Disput um die „Begehbarkeit“des Deserteursdenkmals
Mailath-Pokorny: Vielleicht nicht nur für „die Guten“, Manoschek: Inakzeptable „Instrumentalisierung“
Wien – Bei der „Asylmissbrauch Stopp“-Kundgebung von rund 300 Rechten am Wiener Ballhausplatz am vergangenen Samstag war – wie berichtet – das Rednerpult auf dem dortigen Deserteursdenkmal installiert, das an die Opfer der NS-Militärjustiz erinnern soll. Das führte zu massiven Protesten, unter anderem in sozialen Medien – zumal ein Redner die Kundgebungsteilnehmer von dort aus zur Bewaffnung gegen „Terroristen“aufrief.

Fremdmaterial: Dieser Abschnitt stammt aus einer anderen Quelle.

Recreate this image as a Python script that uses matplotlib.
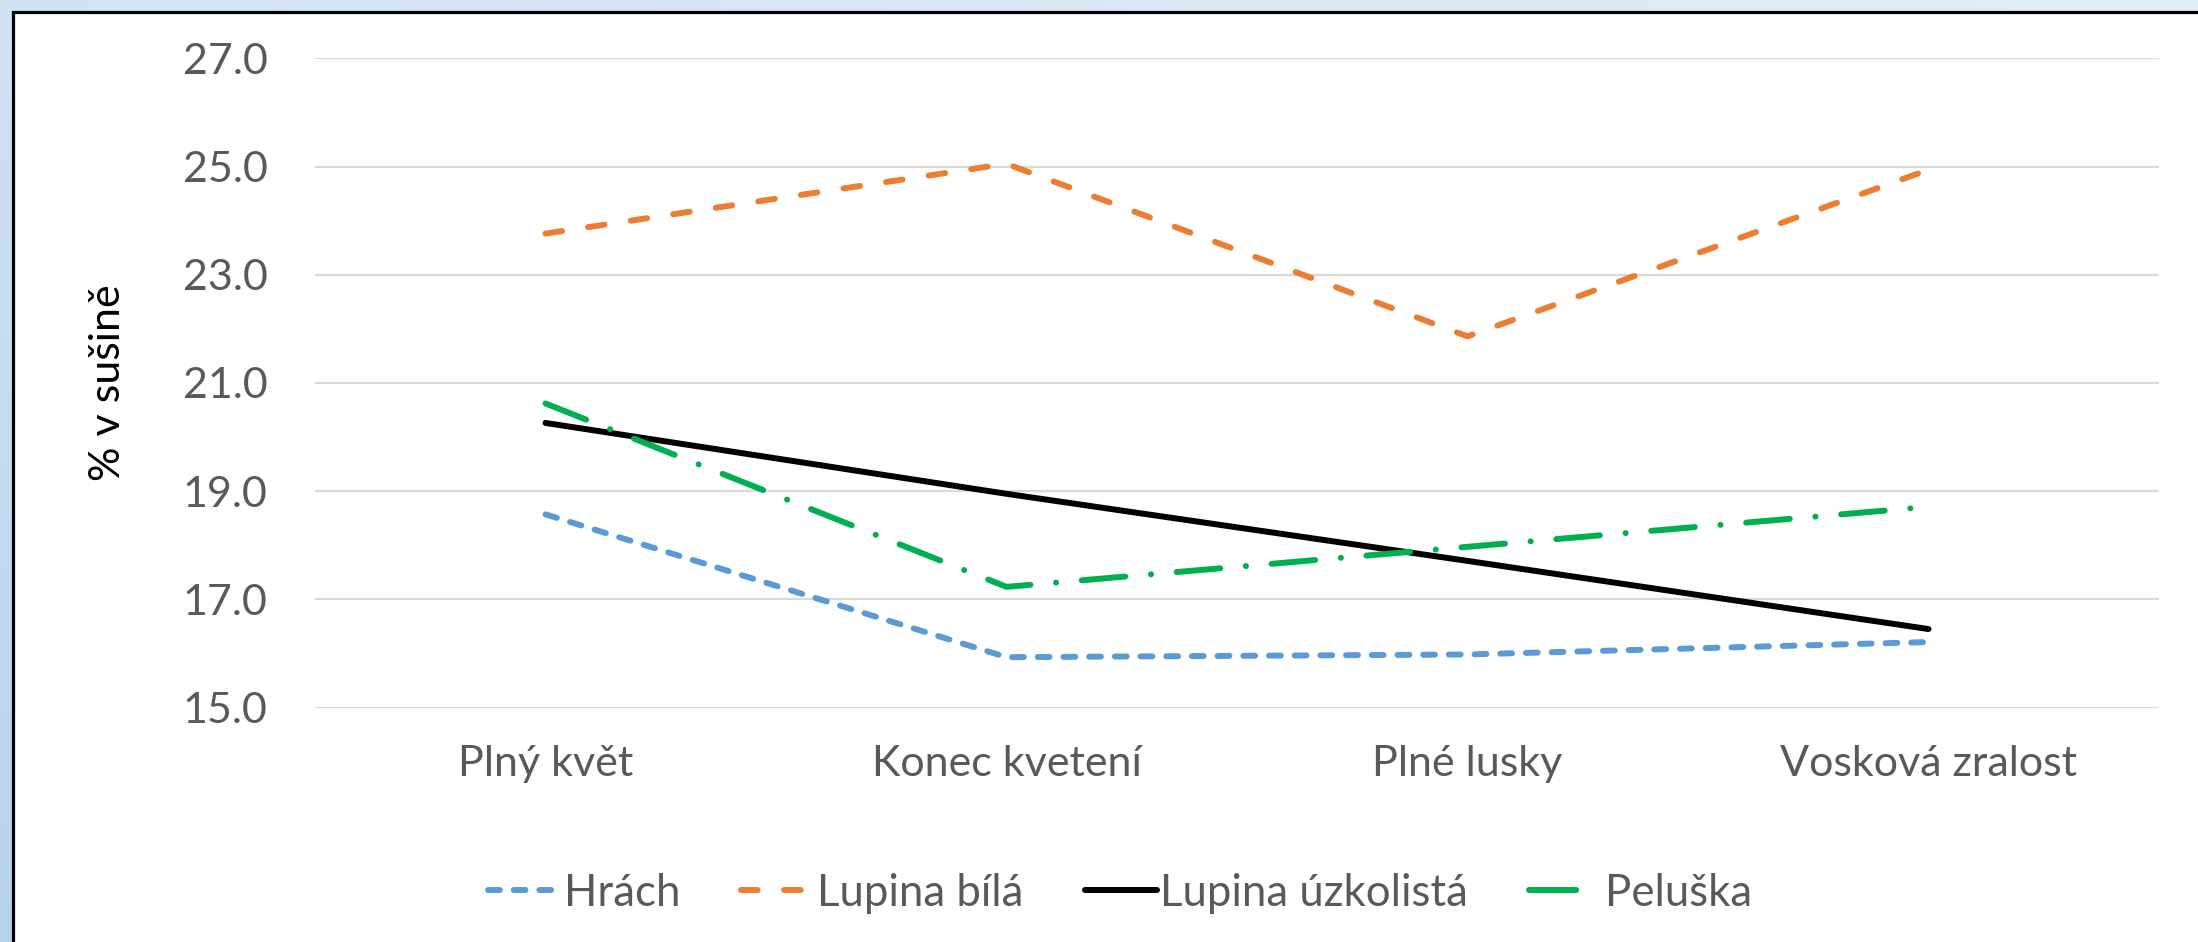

Nun haben diese Ereignisse darüber hinaus einen Disput über die Funktion von besagtem Denkmal zur Folge. Klar sei, dass mit der Aufstellung des Rednerpults ein „Missbrauch“des Objekts stattgefunden habe, ließ der Wiener Kultur- und Sportstadtrat Andreas Mailath-Pokorny (SPÖ) dem Standard über seinen Sprecher ausrichten: „Das Podest hätte eindeutig daneben stehen müssen.“
Jedoch sei das Denkmal von dem beauftragten Künstler, Olaf Nicolai, und dem sich dafür einsetzenden Personenkomitee von vornherein als Ort gesellschaftlicher Diskurse konzipiert worden. Es sei diskutierenswert, ob damit „nur die Guten gemeint“seien, sagte der Sprecher.
Tatsächlich ist der Beschreibung auf der offiziellen Homepage zu entnehmen, dass es sich bei dem Deserteursdenkmal um „begehbare“Kunst im öffentlichen Raum handelt. Damit habe man zum Beispiel gemeint, „dass auch Kinder darauf spielen sollen“– aber auf keinen Fall eine „Instrumentalisierung“durch Rechte, sagt der Wiener Politikwissenschaftler Walter Manoschek.
Vielmehr – so Manoschek, der sich ab 1999 für die Rehabilitierung der rund 30.000 Wehrmachtsdeserteure einsetzte und Mitglied des besagten Denkmal- Personenkomiteens war – hätte die Polizei am Samstag während der Kundgebung dafür sorgen müssen, „dass das Rednerpult von dem Denkmal heruntergeholt wird“.
Ob die Enterung des Deserteurdenkmals einen strafwürdigen Akt darstellt, ist laut dem Verfassungsrechtler Bernd-Christian Funk, wie berichtet, fraglich. Auch Manoschek hält das für fraglich. Grünen-Justizsprecher Albert Steinhauser bereitet diesbezüglich eine parlamentarische Anfrage vor.
Kalaschnikow-Drohungen
Durchaus strafwürdig jedoch könnten laut einem Mitarbeiter des Dokumentationsarchivs des Österreichischen Widerstands (DÖW) Postings auf dem zur Rechten-Demo einladenden FacebookProfil der Gruppe „Rücktritt Werner Faymann“sein: „Volksaufstand jetzt! Auf nach Wien mit AK47 & STG77!!“(Anm.: Kalaschnikow-Maschinengewehre und Sturmgewehre), heißt es da etwa. Bundeskanzler Faymann wird mit dem „Aufhängen“bedroht. „Das sind rechtsextreme Äußerungen“, sagt der DÖW-Mitarbeiter.